In case you haven’t figured it out yet, folks, Mr. T is cool.  And he goes out of his way to prove it to us in the novel.  To the point where you start to wonder about the guy.

This striving for “coolness” overclouds the narrative to the point of density…a big issue with Trouble Man is that none of the other characters get a chance to breathe. Cleo is less than a cipher, a sexy chick “with no bitch in her” who is literally just there to have sex with T and then leaves town when he tells her to. Sidekick Jimmy fares a bit better, in that we learn he has a gift for comeback lines. But T’s psyche swamps the novel, to the point where, as displayed, even the action scenes come off like William Burroughs collaborating with Iceberg Slim. I would’ve given anything to read a simple sentence like, “T fired the shotgun and the thug’s guts splattered on the wall.”

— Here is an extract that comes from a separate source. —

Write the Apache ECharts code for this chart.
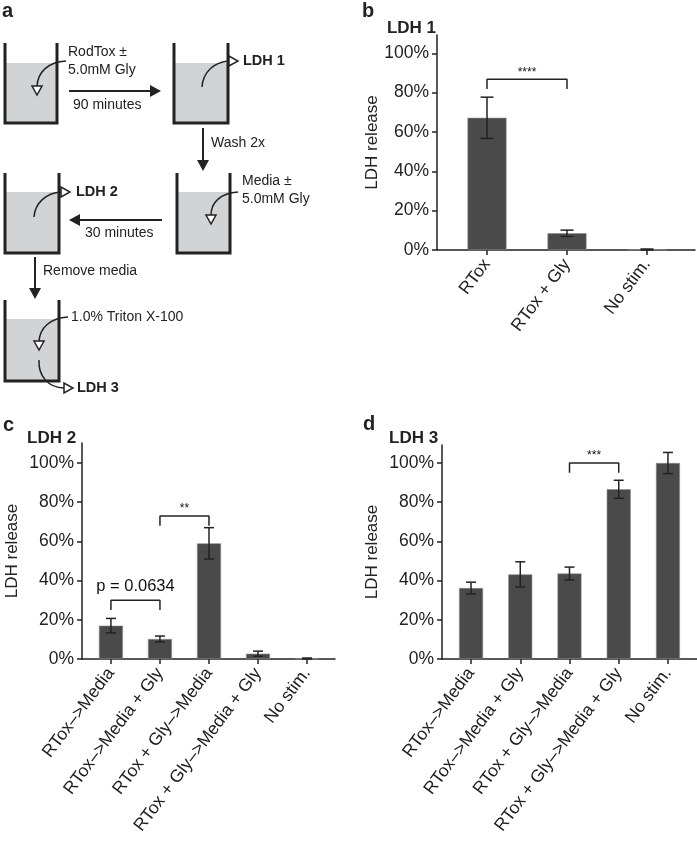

The book is faithful to the movie, which is to be expected given the author. T soon finds himself set up for the killing of Abbie Walsh, a soldier for black crime boss Big. Later T is also framed for the murder of Big – if you’ve never seen the movie, just check out the song titles of Marvin Gaye’s score, as they give away all of these plot points. (But good grief is the track “T Plays It Cool” as badass as can be.) T also has run-ins with Captain Marx of the LAPD, who disbelieves T’s cover stories and vows to bust him.

The climax sees quickly (and hazily) rendered action scenes: T has Cleo and Jimmy clear town, and some of the major players are taken out in a few pages…T shoots some of them and you don’t even realize they’re dead till later, because we read stuff like, “Squeeze [the trigger], T…take Chi out…gone…” And by the way, “gone” means Chi is now dead! Right on, baby…!

Mr. T tries not to kill any poor fools in the finale, which sees him staging a one-man assault on the downtown office building owned by main villain Pete; T goes out of his way to just knock most of ‘em unconscious. T here is armed with some pistols he’s stolen from a police evidnece room (in a too-drawn-out sequence): a .38 and a .45. He uses these to dish out some bloodless violence as he closes in on Pete, who is locked in a room at the top of his building; Black is not one to dwell on the gore (or even the action, for that matter).

Indeed, it’s T’s returning of the pistols to the evidence room that serves for the gripping finale…and Mr. T picks up some hot black lady cop who is new at the precinct, driving off into the sunset with her. So much for Cleo, baby! Black almost appears to be in a hurry to tell the tale, which comes in at 171 pages of fairly big print. But T’s overbearing presence serves to hamper the forward momentum, making the novel seem longer.

I’m not sure how I’d rank Trouble Man. I mean it’s weird, for sure – there can’t be too many Blaxploitation novelizations like this one. And yet that otherness makes it seem kind of special. At the very least, it made me want to listen to the soundtrack again for the first time in years – and also made me bummed out that I’ve yet to get it on vinyl.

1 comment:

Steve Carroll said...

Just recently caught this movie on TCM. It's fun and a cut above most of the blaxploitation I've seen (which is not an insignificant amount). That novelization style would drive me crazy though, I fear!